■ **What you will do**:
Transcribe every line exactly and omit anything that is a picture.

········

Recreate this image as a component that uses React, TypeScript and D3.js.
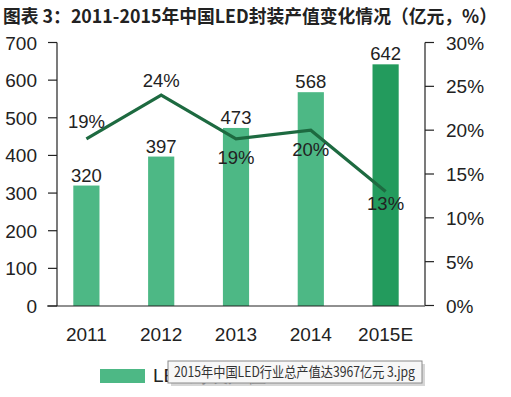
import React from "react";
import * as d3 from "d3";

const years = ["2011", "2012", "2013", "2014", "2015E"];
const output = [320, 397, 473, 568, 642];
const growth = [19, 24, 19, 20, 13];
const leftTicks = [0, 100, 200, 300, 400, 500, 600, 700];
const rightTicks = [0, 5, 10, 15, 20, 25, 30];

const W = 511;
const H = 397;

const App = () => {
  const x = d3.scaleBand().domain(years).range([49, 423]).paddingInner(0.65).paddingOuter(0.325);
  const yL = d3.scaleLinear().domain([0, 700]).range([306, 42.5]);
  const yR = d3.scaleLinear().domain([0, 30]).range([305.5, 42.5]);
  const cx = (d) => x(d) + x.bandwidth() / 2;

  const line = d3
    .line()
    .x((d, i) => cx(years[i]))
    .y((d) => yR(d));

  // growth label offsets: above for first two, below for the rest
  const pctDy = [-11, -8, 25, 26, 18];

  const font = "'Liberation Sans', Arial, sans-serif";

  return (
    <svg
      width={W}
      height={H}
      style={{ position: "absolute", left: 0, top: 0, background: "#fff" }}
    >
      <text
        x={3}
        y={23}
        fontFamily="'Noto Sans CJK SC', sans-serif"
        fontWeight="bold"
        fontSize={18.5}
        fill="#222"
        textLength={494}
        lengthAdjust="spacingAndGlyphs"
      >
        图表 3：2011-2015年中国LED封装产值变化情况（亿元，%）
      </text>

      {/* bars */}
      {output.map((v, i) => (
        <rect
          key={years[i]}
          x={x(years[i])}
          y={yL(v)}
          width={x.bandwidth()}
          height={yL(0) - yL(v)}
          fill={i === 4 ? "#239b5d" : "#4db885"}
        />
      ))}

      {/* left axis */}
      <g fontFamily={font} fontSize={19} fill="#222">
        <line x1={57} x2={57} y1={yL(700)} y2={yL(0)} stroke="#222" strokeWidth={1.2} />
        {leftTicks.map((t) => (
          <g key={t}>
            <line x1={48} x2={57} y1={yL(t)} y2={yL(t)} stroke="#222" strokeWidth={1.2} />
            <text x={37} y={yL(t) + 7} textAnchor="end">
              {t}
            </text>
          </g>
        ))}
      </g>

      {/* right axis */}
      <g fontFamily={font} fontSize={19} fill="#222">
        <line x1={425} x2={425} y1={yR(30)} y2={yR(0)} stroke="#222" strokeWidth={1.2} />
        {rightTicks.map((t) => (
          <g key={t}>
            <line x1={425} x2={434} y1={yR(t)} y2={yR(t)} stroke="#222" strokeWidth={1.2} />
            <text x={446} y={yR(t) + 7}>
              {t}%
            </text>
          </g>
        ))}
      </g>

      {/* bottom axis */}
      <line x1={47} x2={425} y1={yL(0)} y2={yL(0)} stroke="#222" strokeWidth={1.2} />
      <g fontFamily={font} fontSize={19} fill="#222" textAnchor="middle">
        {years.map((yr) => (
          <text key={yr} x={cx(yr)} y={341}>
            {yr}
          </text>
        ))}
      </g>

      {/* bar value labels */}
      <g fontFamily={font} fontSize={18.5} fill="#222" textAnchor="middle">
        {output.map((v, i) => (
          <text key={i} x={cx(years[i])} y={yL(v) - 4}>
            {v}
          </text>
        ))}
      </g>

      {/* growth line */}
      <path d={line(growth)} fill="none" stroke="#1d6a40" strokeWidth={3.2} />
      <g fontFamily={font} fontSize={18.5} fill="#222" textAnchor="middle">
        {growth.map((v, i) => (
          <text key={i} x={cx(years[i])} y={yR(v) + pctDy[i]}>
            {v}%
          </text>
        ))}
      </g>

      {/* legend (partly hidden by tooltip) */}
      <rect x={100} y={369} width={45} height={14} fill="#4db885" />
      <text x={153} y={382} fontFamily={font} fontSize={19} fill="#222">
        LED封装产值
      </text>

      {/* hover tooltip */}
      <rect x={171} y={364} width={254} height={22} fill="#bbb" opacity={0.6} />
      <rect x={168} y={361} width={254} height={22} fill="#f7f7f7" stroke="#8a8a8a" strokeWidth={1} />
      <text
        x={174}
        y={377}
        fontFamily="'Noto Sans CJK SC', sans-serif"
        fontSize={14}
        fill="#333"
        textLength={241}
        lengthAdjust="spacingAndGlyphs"
      >
        2015年中国LED行业总产值达3967亿元 3.jpg
      </text>
    </svg>
  );
};

export default App;
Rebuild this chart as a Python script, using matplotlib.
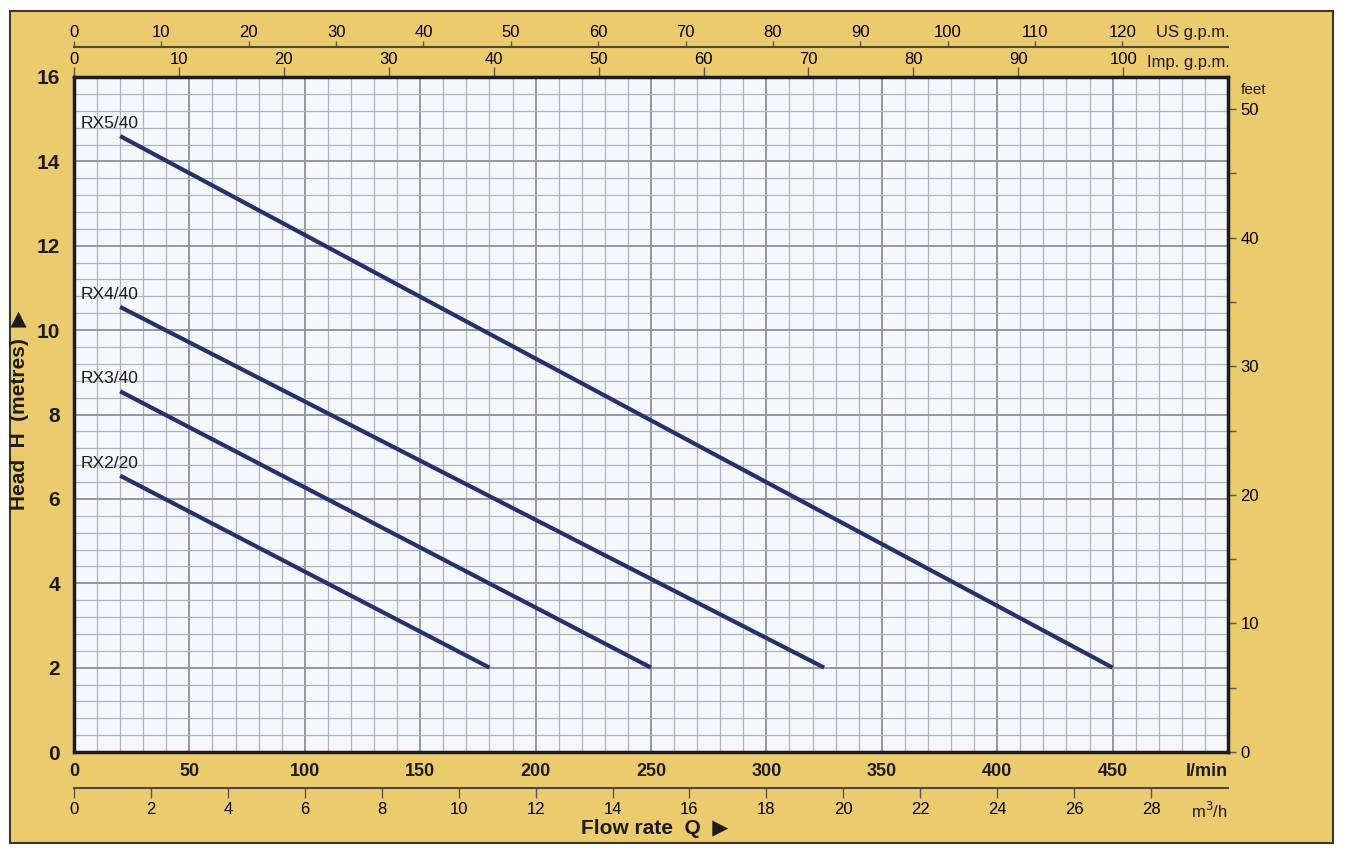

········

■ **Solved problem**:
Recreate this image as a component that uses React, TypeScript and D3.js.
import React from "react";
import * as d3 from "d3";

const years = ["2011", "2012", "2013", "2014", "2015E"];
const output = [320, 397, 473, 568, 642];
const growth = [19, 24, 19, 20, 13];
const leftTicks = [0, 100, 200, 300, 400, 500, 600, 700];
const rightTicks = [0, 5, 10, 15, 20, 25, 30];

const W = 511;
const H = 397;

const App = () => {
  const x = d3.scaleBand().domain(years).range([49, 423]).paddingInner(0.65).paddingOuter(0.325);
  const yL = d3.scaleLinear().domain([0, 700]).range([306, 42.5]);
  const yR = d3.scaleLinear().domain([0, 30]).range([305.5, 42.5]);
  const cx = (d) => x(d) + x.bandwidth() / 2;

  const line = d3
    .line()
    .x((d, i) => cx(years[i]))
    .y((d) => yR(d));

  // growth label offsets: above for first two, below for the rest
  const pctDy = [-11, -8, 25, 26, 18];

  const font = "'Liberation Sans', Arial, sans-serif";

  return (
    <svg
      width={W}
      height={H}
      style={{ position: "absolute", left: 0, top: 0, background: "#fff" }}
    >
      <text
        x={3}
        y={23}
        fontFamily="'Noto Sans CJK SC', sans-serif"
        fontWeight="bold"
        fontSize={18.5}
        fill="#222"
        textLength={494}
        lengthAdjust="spacingAndGlyphs"
      >
        图表 3：2011-2015年中国LED封装产值变化情况（亿元，%）
      </text>

      {/* bars */}
      {output.map((v, i) => (
        <rect
          key={years[i]}
          x={x(years[i])}
          y={yL(v)}
          width={x.bandwidth()}
          height={yL(0) - yL(v)}
          fill={i === 4 ? "#239b5d" : "#4db885"}
        />
      ))}

      {/* left axis */}
      <g fontFamily={font} fontSize={19} fill="#222">
        <line x1={57} x2={57} y1={yL(700)} y2={yL(0)} stroke="#222" strokeWidth={1.2} />
        {leftTicks.map((t) => (
          <g key={t}>
            <line x1={48} x2={57} y1={yL(t)} y2={yL(t)} stroke="#222" strokeWidth={1.2} />
            <text x={37} y={yL(t) + 7} textAnchor="end">
              {t}
            </text>
          </g>
        ))}
      </g>

      {/* right axis */}
      <g fontFamily={font} fontSize={19} fill="#222">
        <line x1={425} x2={425} y1={yR(30)} y2={yR(0)} stroke="#222" strokeWidth={1.2} />
        {rightTicks.map((t) => (
          <g key={t}>
            <line x1={425} x2={434} y1={yR(t)} y2={yR(t)} stroke="#222" strokeWidth={1.2} />
            <text x={446} y={yR(t) + 7}>
              {t}%
            </text>
          </g>
        ))}
      </g>

      {/* bottom axis */}
      <line x1={47} x2={425} y1={yL(0)} y2={yL(0)} stroke="#222" strokeWidth={1.2} />
      <g fontFamily={font} fontSize={19} fill="#222" textAnchor="middle">
        {years.map((yr) => (
          <text key={yr} x={cx(yr)} y={341}>
            {yr}
          </text>
        ))}
      </g>

      {/* bar value labels */}
      <g fontFamily={font} fontSize={18.5} fill="#222" textAnchor="middle">
        {output.map((v, i) => (
          <text key={i} x={cx(years[i])} y={yL(v) - 4}>
            {v}
          </text>
        ))}
      </g>

      {/* growth line */}
      <path d={line(growth)} fill="none" stroke="#1d6a40" strokeWidth={3.2} />
      <g fontFamily={font} fontSize={18.5} fill="#222" textAnchor="middle">
        {growth.map((v, i) => (
          <text key={i} x={cx(years[i])} y={yR(v) + pctDy[i]}>
            {v}%
          </text>
        ))}
      </g>

      {/* legend (partly hidden by tooltip) */}
      <rect x={100} y={369} width={45} height={14} fill="#4db885" />
      <text x={153} y={382} fontFamily={font} fontSize={19} fill="#222">
        LED封装产值
      </text>

      {/* hover tooltip */}
      <rect x={171} y={364} width={254} height={22} fill="#bbb" opacity={0.6} />
      <rect x={168} y={361} width={254} height={22} fill="#f7f7f7" stroke="#8a8a8a" strokeWidth={1} />
      <text
        x={174}
        y={377}
        fontFamily="'Noto Sans CJK SC', sans-serif"
        fontSize={14}
        fill="#333"
        textLength={241}
        lengthAdjust="spacingAndGlyphs"
      >
        2015年中国LED行业总产值达3967亿元 3.jpg
      </text>
    </svg>
  );
};

export default App;
Rebuild this chart as a Python script, using matplotlib.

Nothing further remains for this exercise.